San Francisco might be the exception. With more than 100 miles of city-owned fiber optic cable coursing below the streets, the city could create its own robust broadband system, Glaser says — one that would provide a viable alternative to the Big Four. The EFF views municipal fiber the way progressives view public power. If the latter can extricate us from PG&E, the former can free us up from Comcast.
Whether that's feasible is still an open question. In 2011, the city's Department of Technology reported that much of that cable was "dark," or unused, since the department typically installs 312 strands of backbone cable for each new extension, even though city agencies only use about 12 of them. At the time, Department of Technology officials wanted to lease out the excess for up to $200 per month, per mile — or $1.8 million annual revenue. They ultimately made good on those plans, spokesman Ron Vinson says, leasing fiber to entities like UCSF, and using some municipal bandwidth to supply free wifi to Market Street and to 32 parks.
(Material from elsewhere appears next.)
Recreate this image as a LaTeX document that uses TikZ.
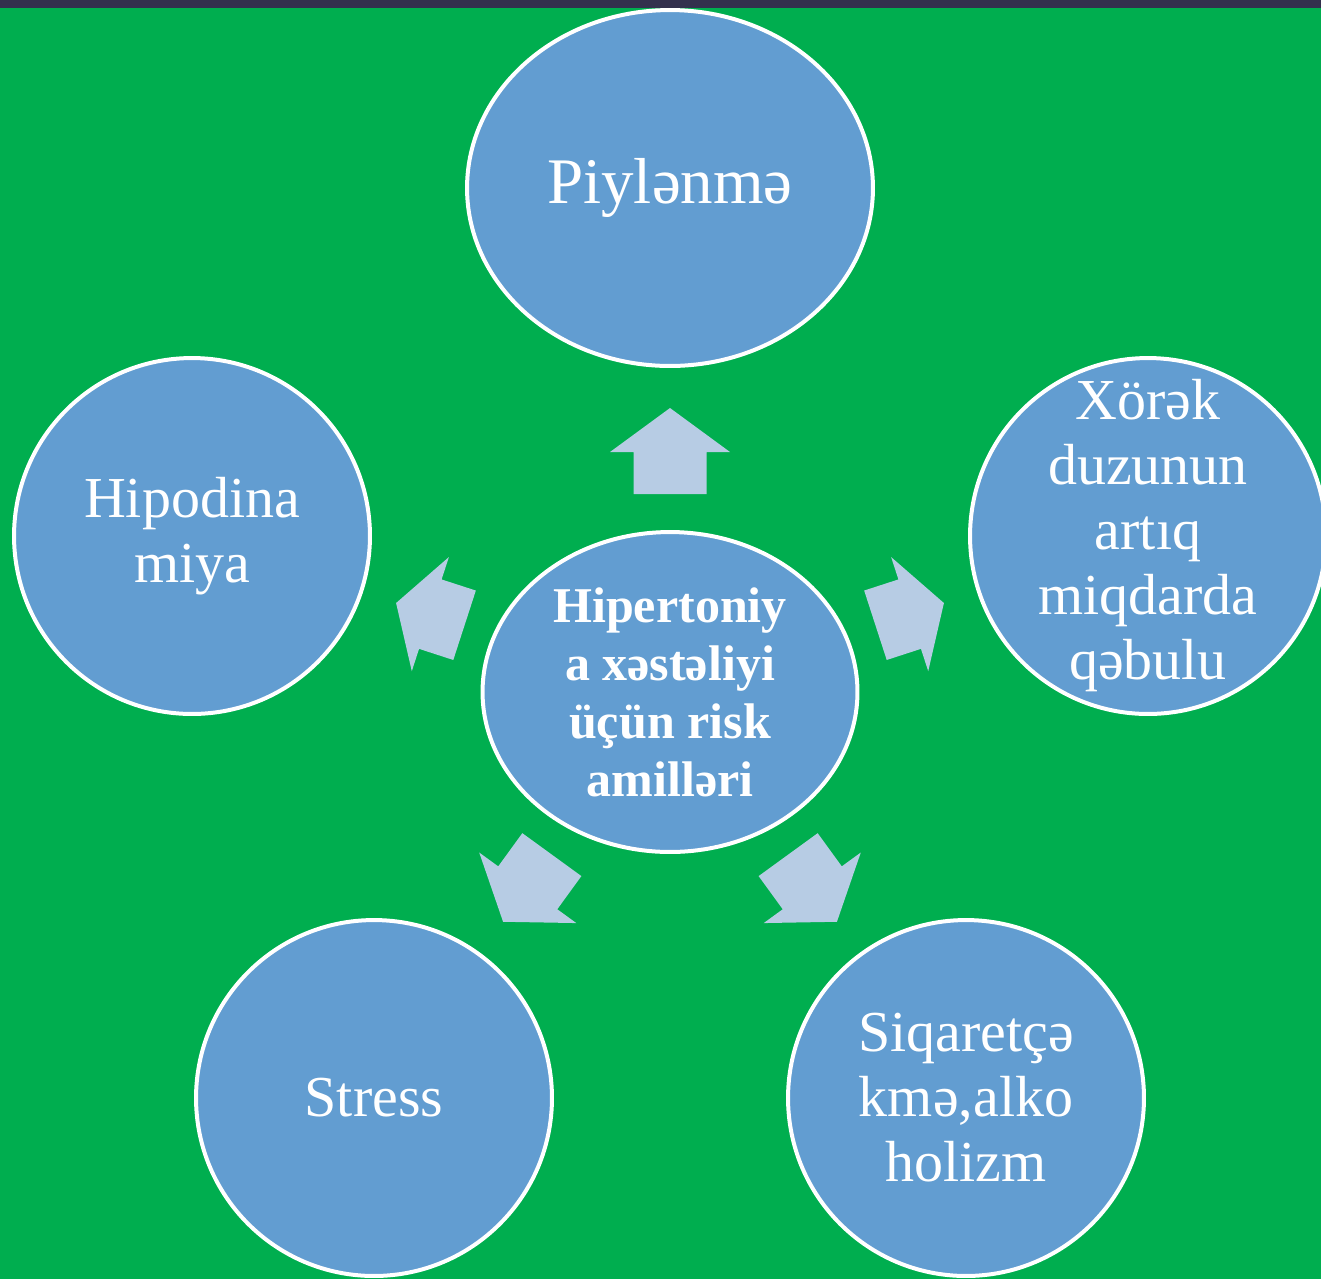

But, Vinson says, providing a local network connection for every San Francisco home is a fiber-optic pipe dream.
"I don't know if we're gonna be able to do something like public power," he says, adding that such a network would require the city to dig up big stretches of sidewalk, then set up the kind of customer service infrastructure that takes big companies 10 years to build.
Granted, the Department of Technology can still lay enough fiber to wire a 300-unit housing complex — per Vinson, officials currently have their sights on a new Treasure Island Development. But even the Island isn't an island of net neutrality: Residents wanting to use the internet would have to call one of the Big Four carriers.